Vector Pulsing Solitons in Semiconductor Quantum Dots

TL;DR

This paper develops a theoretical model for vector pulsing solitons in semiconductor quantum dots, revealing how dipole moment distribution and phase modulation influence pulse properties, with explicit solutions applicable to current experiments.

Contribution

It introduces a new theoretical framework for optical vector pulsing solitons in quantum dots, including explicit analytical solutions considering realistic parameters.

Findings

Pulse parameters are significantly affected by dipole moment distribution and phase modulation.

Vector pulsing solitons can be reduced to scalar breathers under certain conditions.

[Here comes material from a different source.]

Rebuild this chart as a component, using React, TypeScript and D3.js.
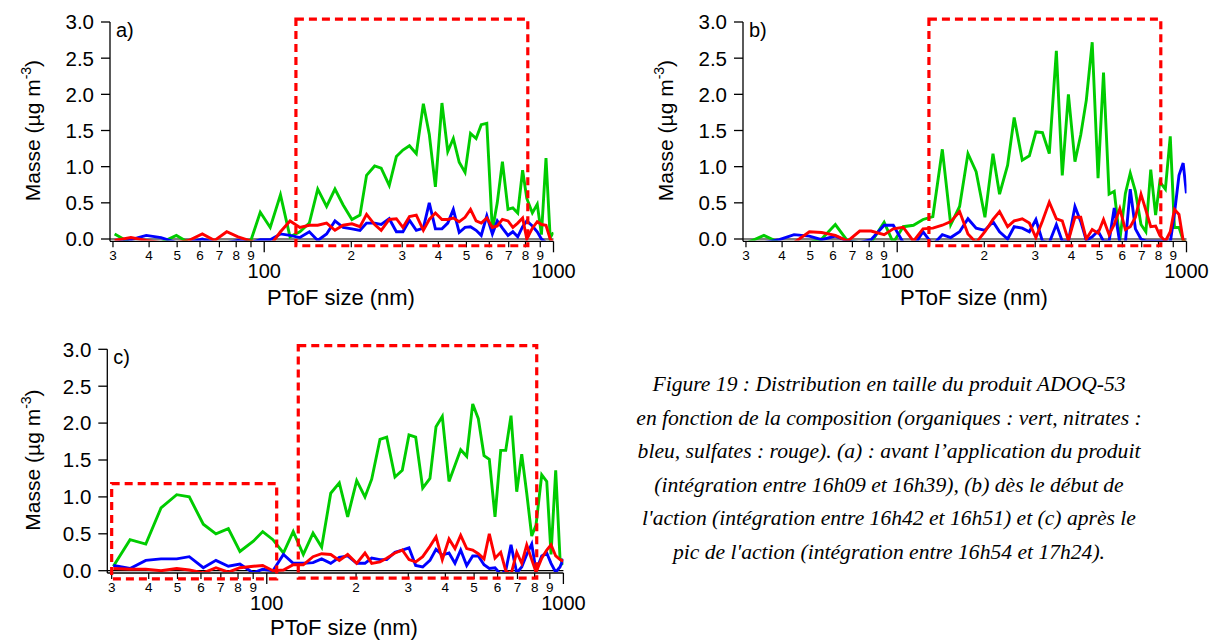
import React from "react";
import * as d3 from "d3";

// Particle size bins (nm, vacuum aerodynamic diameter)
const sizes = [30.4, 34.6, 39.1, 44.0, 49.7, 54.8, 61.1, 67.4, 74.2, 81.2, 90.1, 96.9, 104.9, 113.8, 122.8, 132.8, 143.2, 153.1, 164.3, 175.6, 187.4, 201.0, 214.3, 225.8, 240.8, 253.7, 270.5, 286.3, 301.6, 317.7, 335.5, 354.9, 372.0, 390.6, 411.5, 431.0, 450.5, 472.1, 494.6, 516.6, 540.0, 562.6, 588.1, 614.7, 639.1, 665.9, 696.1, 723.6, 752.3, 782.0, 808.6, 845.2, 878.7, 908.5, 942.0, 973.9, 999.3];

// Panel a
const orgA = [0.07, -0.06, -0.05, -0.05, 0.05, -0.05, -0.08, -0.08, -0.08, -0.08, -0.01, 0.37, 0.16, 0.61, 0.03, 0.1, 0.22, 0.69, 0.45, 0.69, 0.47, 0.27, 0.33, 0.88, 1.01, 0.98, 0.74, 1.14, 1.23, 1.29, 1.18, 1.87, 1.45, 0.72, 1.88, 1.21, 1.39, 1.06, 0.92, 1.46, 1.39, 1.58, 1.6, 0.12, 0.5, 1.07, 0.41, 0.43, 0.36, 0.95, 0.56, 0.36, 0.48, 0.06, 1.12, 0.02, 0.09];
const nitA = [-0.05, -0.01, 0.05, 0.02, -0.05, -0.05, 0.0, -0.05, -0.05, -0.02, -0.05, -0.01, -0.01, 0.07, 0.05, 0.02, 0.1, -0.02, 0.07, 0.25, 0.16, 0.14, 0.12, 0.22, 0.22, 0.2, 0.28, 0.1, 0.1, 0.26, 0.12, 0.15, 0.5, 0.14, 0.14, 0.22, 0.41, 0.09, 0.16, 0.17, 0.12, 0.05, 0.32, 0.07, 0.25, 0.15, 0.05, 0.1, 0.03, 0.17, 0.25, 0.18, 0.1, 0.0, -0.05, -0.05, -0.05];
const sulA = [-0.02, 0.02, -0.02, -0.05, -0.05, -0.02, 0.07, -0.02, 0.1, 0.03, -0.03, -0.08, -0.09, 0.1, 0.25, 0.16, 0.19, 0.19, 0.22, 0.12, 0.19, 0.21, 0.17, 0.34, 0.2, 0.12, 0.27, 0.28, 0.16, 0.31, 0.33, 0.12, 0.27, 0.36, 0.27, 0.27, 0.29, 0.24, 0.3, 0.41, 0.25, 0.22, 0.29, 0.16, 0.18, 0.27, 0.25, 0.16, 0.22, 0.29, 0.0, 0.15, 0.24, 0.2, 0.19, 0.0, -0.05];

// Panel b
const orgB = [-0.05, 0.05, -0.05, -0.05, -0.05, 0.0, 0.2, -0.03, -0.05, -0.05, 0.23, -0.05, 0.17, 0.19, 0.27, 0.31, 1.24, 0.2, 0.45, 1.18, 0.93, 0.3, 1.18, 0.62, 1.02, 1.68, 1.09, 1.15, 1.48, 1.47, 1.18, 2.6, 0.88, 2.0, 1.07, 1.44, 1.92, 2.72, 0.84, 2.3, 0.62, 0.66, -0.02, 0.63, 0.91, 0.66, 0.2, 0.1, 0.96, 0.33, 0.79, 0.69, 1.42, 0.16, 0.16, -0.02, -0.05];
const nitB = [-0.05, -0.05, -0.01, 0.06, 0.04, -0.01, 0.04, -0.03, -0.05, -0.01, 0.19, 0.19, -0.05, -0.1, 0.1, -0.08, 0.06, 0.02, 0.1, 0.28, 0.15, 0.12, 0.24, 0.1, 0.0, 0.17, 0.15, 0.1, 0.27, -0.03, -0.05, 0.2, -0.03, -0.03, 0.45, 0.24, -0.02, 0.03, 0.11, -0.03, -0.03, 0.43, -0.05, -0.05, 0.69, 0.14, 0.0, -0.03, -0.03, -0.03, -0.03, -0.03, -0.05, 0.35, 0.88, 1.05, 0.63];
const sulB = [-0.05, -0.05, -0.05, -0.05, 0.1, 0.09, 0.05, -0.03, 0.11, 0.11, 0.06, 0.14, 0.16, -0.03, 0.14, 0.15, 0.19, 0.24, 0.38, 0.07, -0.05, 0.1, 0.27, 0.38, 0.17, 0.25, 0.28, 0.22, 0.02, 0.25, 0.51, 0.28, 0.25, -0.02, 0.3, 0.3, 0.0, 0.13, 0.08, 0.27, 0.06, 0.2, 0.42, 0.13, 0.17, 0.3, 0.62, 0.4, 0.17, 0.18, 0.05, -0.03, 0.1, 0.41, 0.34, -0.02, -0.05];

// Panel c
const orgC = [0.06, 0.42, 0.36, 0.85, 1.03, 1.0, 0.63, 0.5, 0.57, 0.26, 0.4, 0.53, 0.42, 0.24, 0.53, 0.22, 0.51, 0.32, 1.05, 1.19, 0.73, 1.22, 1.0, 1.24, 1.78, 1.81, 1.27, 1.36, 1.84, 1.81, 1.12, 1.25, 1.95, 2.09, 1.21, 1.43, 1.64, 1.55, 2.26, 2.06, 1.56, 1.51, 0.73, 1.63, 1.63, 2.1, 1.07, 1.58, 1.05, 0.47, 0.62, 1.3, 1.21, 0.22, 1.36, 0.17, 0.08];
const nitC = [0.07, 0.03, 0.14, 0.16, 0.16, 0.19, 0.04, 0.14, 0.06, 0.09, -0.03, 0.02, 0.0, 0.22, 0.1, 0.1, 0.11, 0.16, 0.1, 0.18, 0.2, 0.1, 0.1, 0.17, 0.15, 0.15, 0.25, 0.28, 0.31, 0.07, 0.05, 0.14, 0.29, 0.21, 0.24, 0.1, 0.28, 0.07, 0.2, 0.2, 0.08, 0.03, 0.04, -0.05, 0.0, 0.35, -0.03, 0.05, 0.22, 0.36, 0.0, 0.2, 0.24, 0.1, -0.02, 0.05, 0.16];
const sulC = [0.03, 0.02, 0.02, 0.0, 0.03, 0.01, -0.03, 0.04, -0.02, 0.04, 0.06, 0.07, 0.0, 0.01, 0.08, 0.08, 0.19, 0.23, 0.22, 0.14, 0.22, 0.1, 0.24, 0.1, 0.12, 0.17, 0.24, 0.28, 0.15, 0.12, 0.19, 0.33, 0.46, 0.15, 0.43, 0.3, 0.48, 0.3, 0.28, 0.23, 0.16, 0.5, 0.17, 0.25, 0.0, -0.05, 0.25, 0.1, 0.35, 0.15, -0.02, 0.17, 0.28, 0.35, 0.2, 0.15, 0.13];

// Integration windows (dashed boxes): [xmin nm, xmax nm, ymin, ymax]
const boxesA = [[128.7, 815, -0.093, 3.04]];
const boxesB = [[128.7, 815, -0.093, 3.04]];
const boxesC = [[30, 108, -0.11, 1.18], [127.7, 813, -0.1, 3.05]];

const yTicks = [0, 0.5, 1, 1.5, 2, 2.5, 3];
const minorTicks = [30, 40, 50, 60, 70, 80, 90, 200, 300, 400, 500, 600, 700, 800, 900];
const majorTicks = [100, 1000];
const seriesColors = ["#00CC00", "#0000FF", "#FF0000"];

const captionLines = [
  "Figure 19 : Distribution en taille du produit ADOQ-53",
  "en fonction de la composition (organiques : vert, nitrates :",
  "bleu, sulfates : rouge). (a) : avant l\u2019application du produit",
  "(int\u00e9gration entre 16h09 et 16h39), (b) d\u00e8s le d\u00e9but de",
  "l'action (int\u00e9gration entre 16h42 et 16h51) et (c) apr\u00e8s le",
  "pic de l'action (int\u00e9gration entre 16h54 et 17h24).",
];

const FONT = "'Liberation Sans', Arial, Helvetica, sans-serif";

type PanelCfg = {
  id: string;
  letter: string;
  x0: number; x1: number; xMin: number;
  yZero: number; yTop: number;
  series: number[][];
  boxes: number[][];
  yLabelX: number;
  titleX: number;
  titleDy: number;
};

const panels: PanelCfg[] = [
  { id: "a", letter: "a)", x0: 110, x1: 553.5, xMin: 29.3, yZero: 239, yTop: 22, series: [orgA, nitA, sulA], boxes: boxesA, yLabelX: 33, titleX: 341, titleDy: 66 },
  { id: "b", letter: "b)", x0: 743, x1: 1186.5, xMin: 29.3, yZero: 239, yTop: 22, series: [orgB, nitB, sulB], boxes: boxesB, yLabelX: 666, titleX: 974, titleDy: 66 },
  { id: "c", letter: "c)", x0: 107.3, x1: 563.4, xMin: 29.0, yZero: 570.7, yTop: 349.3, series: [orgC, nitC, sulC], boxes: boxesC, yLabelX: 33, titleX: 344, titleDy: 64.5 },
];

function Panel({ p }: { p: PanelCfg }) {
  const x = d3.scaleLog().domain([p.xMin, 1000]).range([p.x0, p.x1]);
  const y = d3.scaleLinear().domain([0, 3]).range([p.yZero, p.yTop]);
  const axisY = p.yZero + 2.3;
  const line = d3
    .line<number>()
    .x((_, i) => x(sizes[i]))
    .y((d) => y(d));
  const clipId = "clip-" + p.id;
  const yMid = (p.yZero + p.yTop) / 2;
  return (
    <g>
      <defs>
        <clipPath id={clipId}>
          <rect x={p.x0} y={p.yTop - 2} width={p.x1 - p.x0} height={p.yZero - p.yTop + 3.4} />
        </clipPath>
      </defs>
      {/* y axis */}
      <line x1={p.x0} x2={p.x0} y1={p.yTop} y2={axisY} stroke="#000" strokeWidth={1.3} />
      {yTicks.map((t) => (
        <g key={t}>
          <line x1={p.x0 - 9} x2={p.x0} y1={y(t)} y2={y(t)} stroke="#000" strokeWidth={1.3} />
          <text x={p.x0 - 16} y={y(t)} dy="0.36em" textAnchor="end" fontSize={20.5} fontFamily={FONT}>
            {d3.format(".1f")(t)}
          </text>
        </g>
      ))}
      {/* zero line and x axis */}
      <line x1={p.x0} x2={p.x1} y1={p.yZero} y2={p.yZero} stroke="#000" strokeWidth={1.2} />
      <line x1={p.x0} x2={p.x1} y1={axisY} y2={axisY} stroke="#000" strokeWidth={1.3} />
      {minorTicks.map((t) => (
        <g key={"m" + t}>
          <line x1={x(t)} x2={x(t)} y1={axisY} y2={axisY + 6} stroke="#000" strokeWidth={1.2} />
          <text x={x(t)} y={axisY + 18.5} textAnchor="middle" fontSize={13.5} fontFamily={FONT}>
            {String(t < 100 ? t / 10 : t / 100)}
          </text>
        </g>
      ))}
      {majorTicks.map((t) => (
        <g key={"M" + t}>
          <line x1={x(t)} x2={x(t)} y1={axisY} y2={axisY + 11} stroke="#000" strokeWidth={1.3} />
          <text x={x(t)} y={axisY + 37} textAnchor="middle" fontSize={20} fontFamily={FONT}>
            {String(t)}
          </text>
        </g>
      ))}
      {/* titles */}
      <text x={p.titleX} y={p.yZero + p.titleDy} textAnchor="middle" fontSize={22} fontFamily={FONT}>
        PToF size (nm)
      </text>
      <text
        transform={`translate(${p.yLabelX},${yMid}) rotate(-90)`}
        textAnchor="middle"
        dy="0.35em"
        fontSize={21}
        fontFamily={FONT}
      >
        Masse (µg m<tspan dy={-9} fontSize={14}>-3</tspan>
        <tspan dy={9}>)</tspan>
      </text>
      <text x={p.x0 + 6} y={p.yTop + 15} fontSize={20} fontFamily={FONT}>
        {p.letter}
      </text>
      {/* data */}
      <g clipPath={`url(#${clipId})`}>
        {p.series.map((s, k) => (
          <path key={k} d={line(s) || ""} fill="none" stroke={seriesColors[k]} strokeWidth={2.9} strokeLinejoin="miter" />
        ))}
      </g>
      {/* integration boxes */}
      {p.boxes.map((b, i) => (
        <rect
          key={i}
          x={x(b[0])}
          y={y(b[3])}
          width={x(b[1]) - x(b[0])}
          height={y(b[2]) - y(b[3])}
          fill="none"
          stroke="#FF0000"
          strokeWidth={3.2}
          strokeDasharray="8 5"
        />
      ))}
    </g>
  );
}

export default function App() {
  return (
    <svg width={1212} height={641} style={{ position: "absolute", left: 0, top: 0, background: "#fff" }}>
      <rect width={1212} height={641} fill="#fff" />
      {panels.map((p) => (
        <Panel key={p.id} p={p} />
      ))}
      {captionLines.map((t, i) => (
        <text
          key={i}
          x={889}
          y={391 + i * 33.6}
          textAnchor="middle"
          fontSize={21.6}
          fontStyle="italic"
          fontFamily="'Liberation Serif', 'DejaVu Serif', serif"
        >
          {t}
        </text>
      ))}
    </svg>
  );
}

Explicit analytical expressions for solitons are derived for realistic experimental parameters.

Abstract

A theory of an optical vector pulsing soliton of self-induced transparency in an ensemble of semiconductor quantum dots is investigated. It is shown that a distribution of the excitonic ground-state transition dipole moments of the quantum dots and phase modulation changes significantly the pulse parameters. The profile of a circularly polarized optical two-component vector pulsing soliton with the difference and sum of the frequencies in the region of the carrier frequency is presented. It is shown that the vector pulsing soliton in the special case can be reduced to the scalar breather solution and these nonlinear waves have different shapes. Explicit analytical expressions for the optical vector pulsing soliton are obtained with realistic parameters which can be reached in current experiments.